The confusion in our case law led the district judge to observe, quite correctly, “the only way to distinguish these cases is by focusing on the likely effect the employment action has on future job opportunities.” (Appellant’s App., Vol. II at 331.) And he did so. In the January 9, 2002 Order, reconsidering a prior order and granting judgment as a matter of law to the defendant, the court said:
In the instant case, the jury found that there was no change in Hillig’s employment status because it found that the negative job reference did not cause the *1039Department of Justice not to hire Hillig. Furthermore, this Court finds that the negative employment reference, itself, did not cause a significant change in Hillig’s employment status because it did not have any other effects on Hillig’s employment status. Hillig is still employed with the Department of Defense, has been promoted since she received the negative job reference, and the Department of Justice has since destroyed the memorandum of the negative job reference. Therefore, this Court holds, as a matter law, that Hillig did not suffer a tangible employment action.
(Id. at 395.)
' In one respect this case is like Tran v. Trustees of State Colls. in Colo., 355 F.3d 1263 (10th Cir.2004). Whether we apply the more vigorous “tangible employment action” test or liberally define an “adverse employment action” these horses cannot pull the cart. It is highly unlikely that Hillig lost any employment opportunity. As we stated in Aquilino, “[speculative harm does not constitute adverse employment action. See Trimmer v. United States Dep’t of Labor, 174 F.3d 1098, 1103—04 (10th Cir.1999) (in a case arising under a federal whistle blower statute, holding that employee’s evidence concerning future employment harm was too speculative to constitute adverse employment action).” 268 F.3d at 936 (citations omitted).

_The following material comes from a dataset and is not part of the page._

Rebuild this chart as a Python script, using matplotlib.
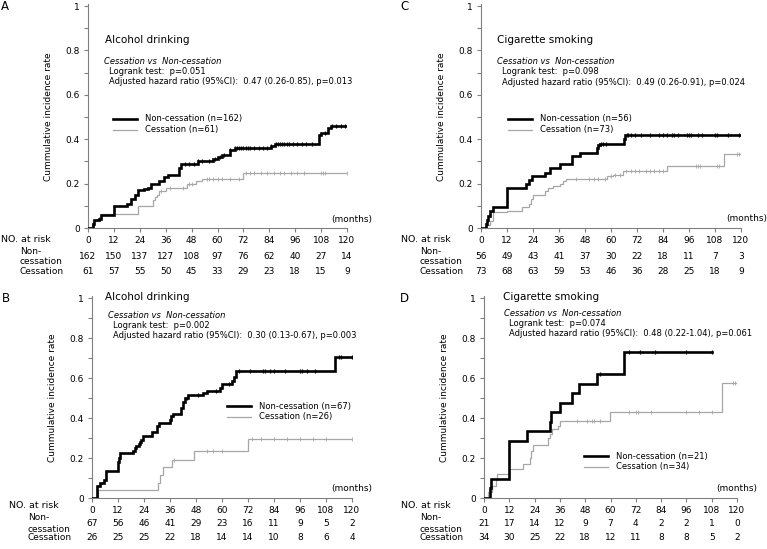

The district court properly exercised its responsibility for superintendence of the jury, insuring the verdict conformed to the law. Whether it erred in its legal conclusion equating “tangible employment action” with “adverse employment action” matters not, because the record does not support Hillig’s arguments in any event. I would affirm.

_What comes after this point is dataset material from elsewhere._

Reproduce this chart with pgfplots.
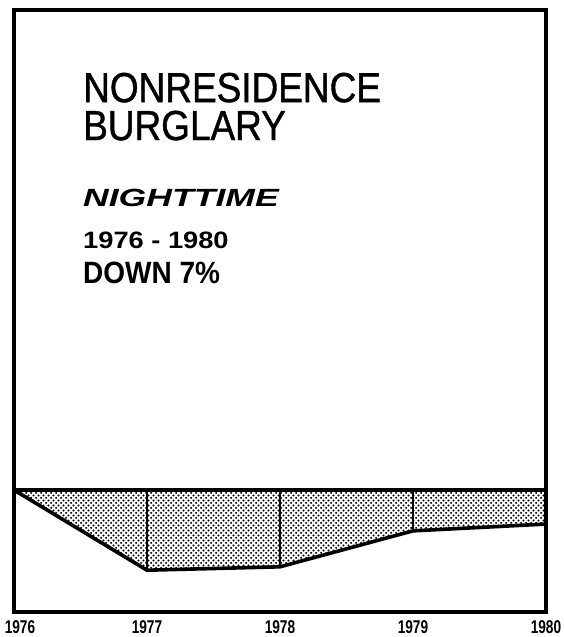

. Hillig's testimony about her job interview is much more sanguine than that of Wooden, the decision-maker for the CUSA. Majority Op. at 1030. According to Wooden, none of the applicants were stellar. In fact, he and Ferguson discussed restarting the entire hiring process because of general dissatisfaction with the pool of applicants. They did not because of time pressure. (Appellee's Supp. App. at 43-44.)

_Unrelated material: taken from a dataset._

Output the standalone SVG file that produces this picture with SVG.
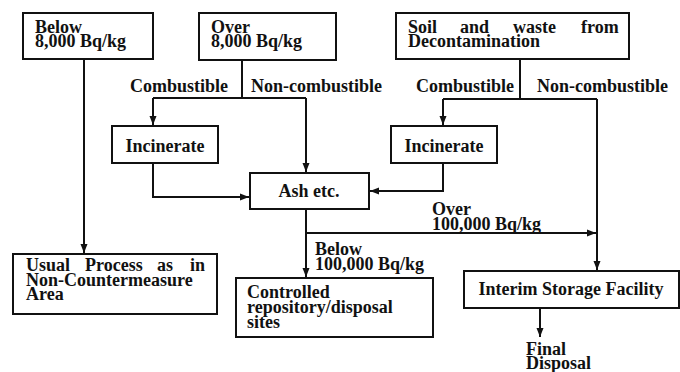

. The CUSA’s representative testified that the second DOD supervisor (Reusch) mentioned Hillig's previous discrimination claim. Reusch denied making such a statement. Apparently the jury concluded otherwise.
. Burlington Indus., Inc. v. Ellerth, 524 U.S. 742, 118 S.Ct. 2257, 141 L.Ed.2d 633 (1998); Faragher v. City of Boca Raton, 524 U.S. 775, 118 S.Ct. 2275, 141 L.Ed.2d 662 (1998).
. The district judge originally refused a defense motion for judgment as a matter of law, finding it highly probable that the negative reference could have affected Hillig's future employment with the CUSA's office and was, therefore, an adverse employment action. Upon reconsideration he concluded, "the El-lerth definition applies also in the context of retaliation claims and that an employment action must be tangible to constitute an adverse employment action.” (Appellant’s App., Vol. II at 394.) He acknowledged that he originally, and erroneously, relied upon Apgar v. State of Wyo., 221 F.3d 1351 (10th Cir.2000) (table), a nonprecedential case reviewing a summary judgment. He said: "[i]n its prior order, the Court did not consider the difference in procedural posture between the instant case and the Agapar [sic ] case. It is now persuaded that the mere possibility of an adverse effect is sufficient grounds for a plaintiff to survive summary judgment when there is a dispute of fact; however, a defendant is entitled to a judgment as a matter of law when there is a finding that there is no harm or no dispute of material fact as to the non existence of tangible harm.” (Id. at 393-94.)
.We have applied the "tangible employment action” definition to describe an "adverse employment action” in at least six published and seven unpublished decisions: Annett v. Univ. of Kan., 371 F.3d 1233, 1237-39 (10th Cir.2004); Meiners v. Univ. of Kan., 359 F.3d 1222, 1230 (10th Cir.2004); Abuan v. Level 3 Communications, Inc., 353 F.3d 1158, 1174 (10th Cir.2003); Wells v. Colorado Dep't Of Transp., 325 F.3d 1205, 1213 (10th Cir.2003); Aquilino v. Univ. of Kan., 268 F.3d 930, 934 (10th Cir.2001); Sanchez, 164 F.3d at 532; Rennard v. Woodworker's Supply, Inc., 101 Fed.Appx. 296, 307 (10th Cir.2004); Hill v. Steven Motors, Inc., 97 Fed.Appx. 267, 278 (10th Cir.2004); McCrary v. Aurora Pub. Schs., 57 Fed.Appx. 362, 368 (10th Cir.2003); Hinsdale v. City of Liberal, Kan., 19 Fed.Appx. 749, 756, n. 5 (10th Cir.2001) (FLSA retaliation claim); Schmidt v. U.S. West Communications, 3 Fed.Appx. 766, 768 (10th Cir.2001); Carver v. U.S. Dep't of Interior, 185 F.3d 873 (10th Cir.1999) (table); Trujillo v. New Mexico Dep’t of Corrections, 182 F.3d 933 (10th Cir.1999) (table).
. While it did not expressly say so, it appears the Supreme Court assumed an adverse employment action had to be tangible as well, stating: "[e]very Federal Court of Appeals to have considered the question has found vicarious liability when a discriminatory act results in a tangible employment action.” Ellerth, 524 U.S. at 760-61, 118 S.Ct. 2257.
Justice Thomas, writing in dissent, also thought that was the majority's view:
In race discrimination cases, employer liability has turned on whether the plaintiff has alleged an adverse employment consequence, such as firing or demotion, or a hostile work environment. If a supervisor takes an adverse employment action because of race, causing the employee a tangible job detriment, the employer is vicariously liable for resulting damages. See ante, [118 S.Ct.] at 2268.
Id. at 768, 118 S.Ct. 2257 (emphasis added).
. Unless the Supreme Court or this Court, sitting en banc, has changed the law, the earliest panel decision controls. In re Smith, 10 F.3d 723, 724 (10th Cir.1993).